Implement a kernel that adds together each position of vector a and vector b and stores it in out.

Note: You have 1 thread per position.

Zip

Key concepts

In this puzzle, you’ll learn about:

  • Processing multiple input arrays in parallel
  • Element-wise operations with multiple inputs
  • Thread-to-data mapping across arrays
  • Memory access patterns with multiple arrays

For each thread \(i\): \[\Large out[i] = a[i] + b[i]\]

Memory access pattern

Thread 0:  a[0] + b[0] → out[0]
Thread 1:  a[1] + b[1] → out[1]
Thread 2:  a[2] + b[2] → out[2]
...

💡 Note: Notice how we’re now managing three arrays (a, b, out) in our kernel.
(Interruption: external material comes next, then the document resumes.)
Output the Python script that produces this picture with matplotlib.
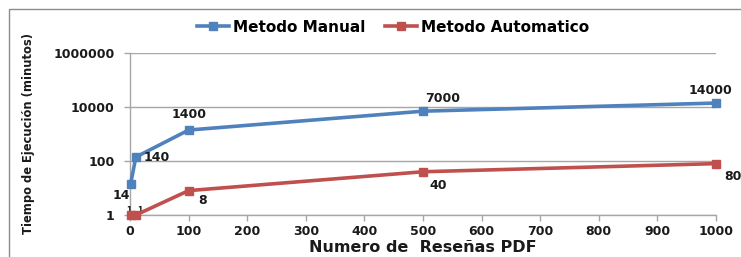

As we progress to more complex operations, managing multiple array accesses will become increasingly challenging.

Code to complete

alias SIZE = 4
alias BLOCKS_PER_GRID = 1
alias THREADS_PER_BLOCK = SIZE
alias dtype = DType.float32


fn add(
    out: UnsafePointer[Scalar[dtype]],
    a: UnsafePointer[Scalar[dtype]],
    b: UnsafePointer[Scalar[dtype]],
):
    local_i = thread_idx.x
    # FILL ME IN (roughly 1 line)


View full file: problems/p02/p02.mojo

Tips
  1. Store thread_idx.x in local_i
  2. Add a[local_i] and b[local_i]
  3. Store result in out[local_i]

Running the code

To test your solution, run the following command in your terminal:

magic run p02

Your output will look like this if the puzzle isn’t solved yet:

out: HostBuffer([0.0, 0.0, 0.0, 0.0])
expected: HostBuffer([0.0, 2.0, 4.0, 6.0])

Solution

fn add(
    out: UnsafePointer[Scalar[dtype]],
    a: UnsafePointer[Scalar[dtype]],
    b: UnsafePointer[Scalar[dtype]],
):
    local_i = thread_idx.x
    out[local_i] = a[local_i] + b[local_i]


This solution:

  • Gets thread index with local_i = thread_idx.x
  • Adds values from both arrays: out[local_i] = a[local_i] + b[local_i]

Looking ahead

While this direct indexing works for simple element-wise operations, consider:

  • What if arrays have different layouts?
  • What if we need to broadcast one array to another?
  • How to ensure coalesced access across multiple arrays?

These questions will be addressed when we introduce LayoutTensor in Puzzle 4.